According to some embodiments of the present disclosure, the schedule manager MS may schedule the sessions of the multi-session meeting in time slots of schedules of work-shifts of the agents. These time slots may be identified to accommodate the needs of the agents, taking into consideration their availability and preferences.

According to some embodiments of the present disclosure, after a time slot for each agent has been allocated the schedule manager MS may communicate this information, e.g., date and time of the time slot of each agent that participates in a session of the multi-session meeting, as well as duration of the session to an associated database, which may be a part of a database such as database of a plurality of agents 135a in FIG. 1A and such as database of a plurality of agents 135b in FIG. 1B.

According to some embodiments of the present disclosure, the schedule manager MS may update the existing schedules of work-shifts of each agent accordingly. The information related to the agents and their scheduled session may be communicated back to the web app such that the scheduled sessions may be visible to a supervisor to oversee the team's meeting engagements.

It should be understood with respect to any flowchart referenced herein that the division of the illustrated method into discrete operations represented by blocks of the flowchart has been selected for convenience and clarity only. Alternative division of the illustrated method into discrete operations is possible with equivalent results. Such alternative division of the illustrated method into discrete operations should be understood as representing other embodiments of the illustrated method.

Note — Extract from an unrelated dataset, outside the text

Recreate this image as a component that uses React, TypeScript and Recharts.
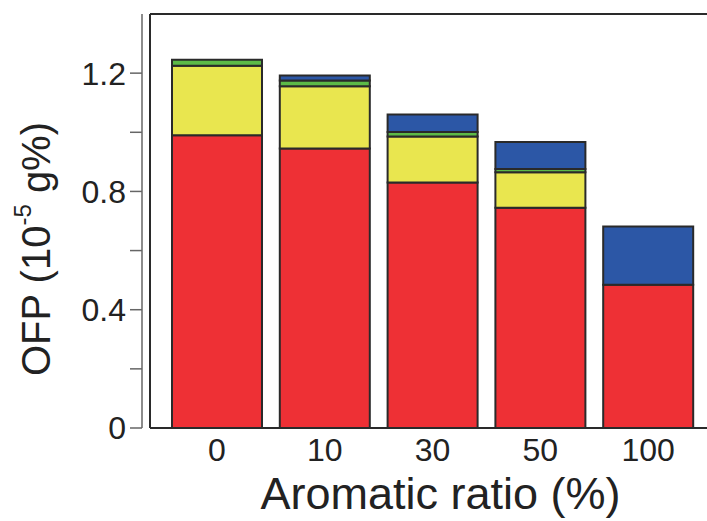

Similarly, it should be understood that, unless indicated otherwise, the illustrated order of execution of the operations represented by blocks of any flowchart referenced herein has been selected for convenience and clarity only. Operations of the illustrated method may be executed in an alternative order, or concurrently, with equivalent results. Such reordering of operations of the illustrated method should be understood as representing other embodiments of the illustrated method.

Different embodiments are disclosed herein. Features of certain embodiments may be combined with features of other embodiments; thus, certain embodiments may be combinations of features of multiple embodiments. The foregoing description of the embodiments of the disclosure has been presented for the purposes of illustration and description. It is not intended to be exhaustive or to limit the disclosure to the precise form disclosed. It should be appreciated by persons skilled in the art that many modifications, variations, substitutions, changes, and equivalents are possible in light of the above teaching. It is, therefore, to be understood that the appended claims are intended to cover all such modifications and changes as fall within the true spirit of the disclosure.

While certain features of the disclosure have been illustrated and described herein, many modifications, substitutions, changes, and equivalents will now occur to those of ordinary skill in the art. It is, therefore, to be understood that the appended claims are intended to cover all such modifications and changes as fall within the true spirit of the disclosure.